The recent obituaries for Brian Lomax, the man who drove the movement to involve football fans in the running of ‘their’ clubs through supporters’ trusts, once again raised some interesting questions around the place of the sport in local, national and global communities. Moreover, these are ideas that we have been seeing discussed in a number of the interviews and workshops we have been running with young people in Norwich and Sheffield.
One of Lomax’s key arguments was that football was much more than about winning, being entertained or making a profit. This is a view that has become increasingly prominent as growing numbers express unease about the domination of football by a win at all costs mentality and corporate interests. In an interview with The Guardian, Lomax argued;
“It’s about emotion, about sharing and comradeship, about the whole being greater than the sum of its parts. These are very deeply rooted human needs and I believe that that is at the root of people’s love for football and loyalty for their clubs”
These types of expressions may seem somewhat antiquated in an era of global super stars, media saturation and internet fandom. But this ‘need’ to be part of something bigger, to belong, has been discussed by psychologists and others both in general terms and in relation to a whole host of groups, ranging from the local club to the nation-state. Furthermore, the role of sport is arguably becoming even more important as other sources of solidarity and comradeship (work, trade unions, religion, nationality) continue to fade. There are many markers of this loyalty and love – bands of fans travelling their length and breadth of the country to watch their team, the emptying out of a city when the club goes on a rare visit to contest a trophy at Wembley, the tireless work of supporters groups’ struggling to ensure their club survives. Recently, the strength of the relationship between fans and the local area has been beautifully captured by displays of solidarity with steelworkers facing redundancy in games involving Middlesbrough and Scunthorpe. In the words of Tony Gosling, who chairs the Scunthorpe Supporters Society;
‘The steelworks is intrinsically linked with Scunthorpe and its football club, many of our members and fans will be affected by the proposed job losses. We really appreciate the effort the football club are putting in to show solidarity with steelworkers, and are pleased to stand alongside them in urging support to Save Our Steel’

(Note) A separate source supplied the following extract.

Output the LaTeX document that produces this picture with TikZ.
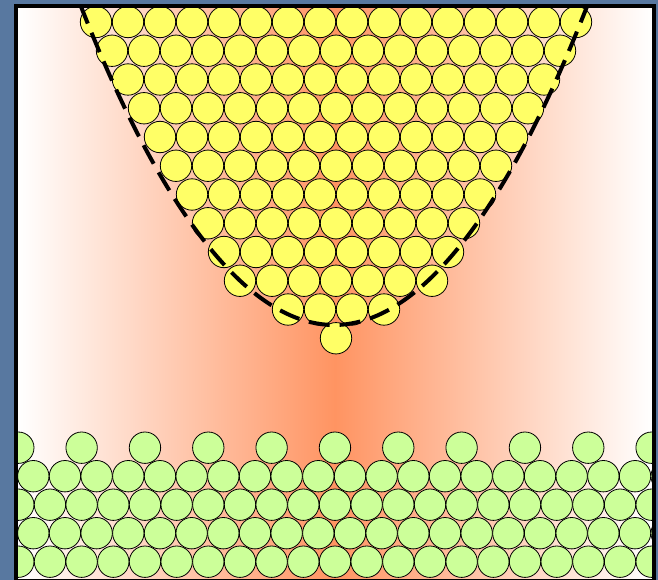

However, in focusing on the significance of these acts, we shouldn’t simply dismiss other form of commitment that move beyond the local. A recent study by David Saunders showed that fans from around the globe also prize their own links to a particular club and gain a great deal from being part of an online community that has its own rules, prized forms of knowledge and hierarchies. Such allegiances might be easy to dismiss when compared with the fan who stands on the terraces come rain or shine, yet just because a community doesn’t involve face to face interactions doesn’t mean it is not valuable or, indeed, worthy of our attention.
These complex views have been echoed in some of our research with young people. initial work in Norwich pointed to the growing dominance of mediated football as the young people we spoke to professed allegiance to a coterie of Premier League behemoths rather than the local teams in Norfolk and Suffolk (although this was a far from representative sample!)
Yet subsequent research in Sheffield suggested a rather more complicated picture. On the one hand, we found a great deal of passion for the local clubs and a good number of season tickets holders among the teenagers we talked to. Likewise, our participants talked of friendship, atmosphere and the joy of being part of something bigger than yourself, win, lose or draw. While it seems likely that some of these discussions, around authenticity and plastic fans were informed by wider media debates, there was also a great deal of insight as the young people talked eloquently of enjoying the qualities of the elite players and clubs they regularly saw on television whilst remaining committed to ‘their’ local teams. In the latter case, many of their views echoed those of Brian Lomax who talked of the significance of ‘a sense of pilgrimage, of going to a sacred place; there is loyalty, sticking with something through good and bad times.”
In another part of the city we encountered a rather different set of views. These young people, mainly from ethnic minority backgrounds, had little time for or interest in the two Sheffield clubs. Instead, they claimed an allegiance to some of the biggest names in the Premier and Spanish leagues with Arsenal and Barcelona particular favourites. Indeed, time and again the holy triumvirate of Messi, Ronaldo and Neymar were discussed as the players worthy of recognition and respect. Another interesting, if not unsurprising, demonstration of the power of media sport in expanding the horizons of young people beyond the local and national. At the same time, the BAME groups displayed powerful ties to the hyper-local area. We interviewed them at a local sports centre where they worked alongside local coaches whose technical skills and intimate knowledge of the neighbourhood marked them out as worthy of a respect not always given to other figures of authority. These are, of course, just early sightings but do point to the complexity of young people’s engagements with both football and, indeed, community at the current time. Above all, they suggest that far from being cultural dupes, ready to follow whatever fad happens to come their way or, in relation to football, any pronouncement that this or that ‘role model’ utters, their views are complex and often sophisticated but also increasingly informed by media.